It’s been one week since the UK voted to leave the EU by a very narrow margin. It’s taken me that long to find the words and the energy to write this post, as I’ve swung between sadness, shock, anger, and embarrassment.
For those who are new to the blog; I am British. Half-English, half-Scottish to be exact. I lived in various parts of England for my whole life until I left in January of this year to travel in Asia. Back home I was very much engaged in politics, and was a member of the Green Party of England and Wales. I believe strongly that the majority of the problems on our planet are caused by borders, and that the key to a more peaceful and progressive society is to break them down, not to create more of them. From the moment that the referendum was announced, I knew that I would be voting to remain in the European Union. I valued the opportunities that our EU membership afforded. I have some wonderful friends who have come from other EU countries to live and work in the UK. I was (still am) scared of the idea of our government having full control over the country, with no checks or balances. I saw myself as a European citizen. I arranged my proxy vote and encouraged other people to vote too. Despite the threat coming from the “Leave” campaigners, I didn’t think Brexit would actually happen; I thought that in the end the country would come out and vote “Remain”.
I was sitting in an airport cafe in Thailand, nursing a ginger tea as I waited for my flight to Chiang Mai, when I logged onto the WiFi and opened up the news websites to see how the vote count was looking. I’m not ashamed to say that I sat there and cried when I saw the result – and I’m not one for weeping in public.
I’m sure many of my non-British friends (and maybe some of my British friends too) think that I’ve been displaying melodramatic tendencies over the past seven days – crying in airports, talking about how my heart is broken – and that I should just accept the result and get over it. But it runs much, much deeper than that. I feel almost as if I don’t belong in my own country any more – that I just can’t understand its mindset. I feel as if I am watching my country fall apart from the other side of the world; no one has any plan for how to proceed, the Prime Minister has simply resigned and run away from the situation, the opposition party appears to be imploding, Nigel Farage is embarrassing us all in the European Parliament with his hateful speech, and a horrible surge of racism has risen in Britain’s towns and cities. Every day I log onto the news sites, dreading to see what will have happened now.
I’ve read a few blog posts about the potential impact of Brexit for travellers. The reality is that nothing is going to change in the imminent future; leaving the EU will be a long, drawn-out process. But that isn’t what I want to write about today anyway.
I want to issue a personal plea. When you meet me in hostels or on buses, please don’t judge me when you hear my accent or ask me where I am from. I didn’t vote for this, and the “Leave” mindset is not one that I or millions of other Brits share. Ask me about my feelings on Brexit. Let me tell you my point of view. Don’t believe everything you see in the media; get to know me, and any other British people you meet along the way. A hug for our wounded souls would be nice too.

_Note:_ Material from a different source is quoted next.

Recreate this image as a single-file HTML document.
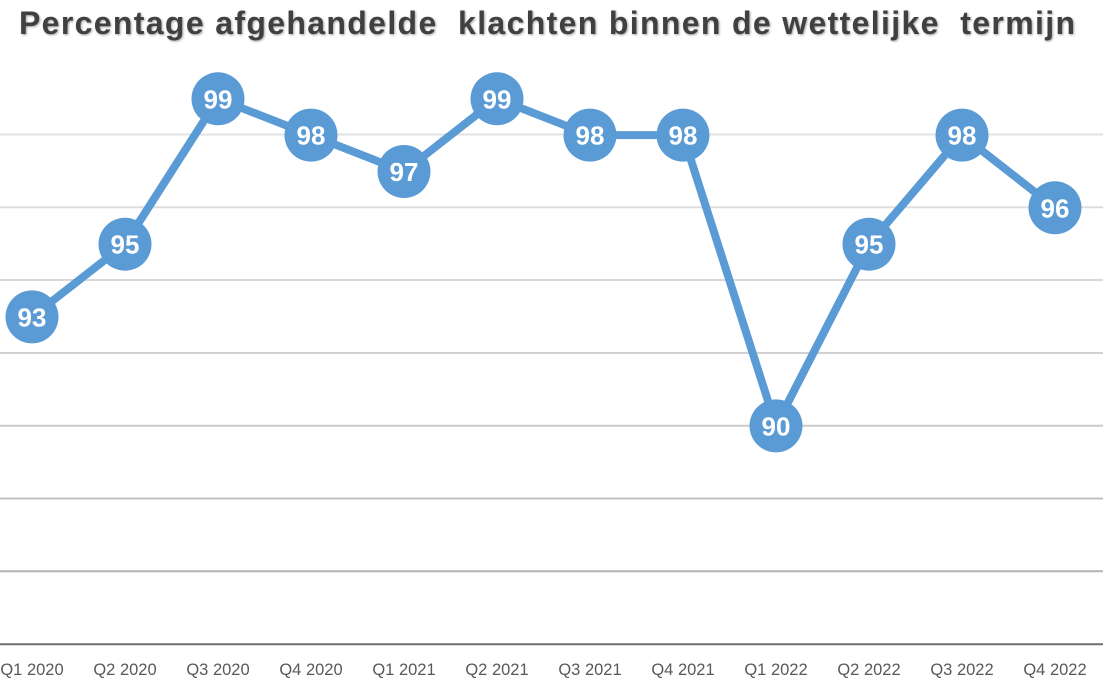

And for those travellers from elsewhere who were thinking of visiting the UK; please still do come. The majority of Brits – yes, even many, if not most, of those who voted to leave the EU – are not racist, or prejudiced, or small-minded. The violent or threatening incidents being reported in the media are sad and scary, but they are the work of a few nasty individuals. Most British people will welcome you, will be happy to tell you all about their city or town, and will help you out if you need it. We’ve got culture, nature and a ton of history for you to explore – and right now it’s going to work out cheaper for you too. Want some UK travel tips? Get in touch or comment below; if I can’t help, I’ll find someone who can.
It’s too early to say how Brexit will pan out and what it means for the future of the UK. I’m still clinging to the hope that maybe it won’t actually happen after all. In the meantime, let’s be kind to each other, wherever we come from, and prove to those who wish to stir up hate that love and peace can triumph.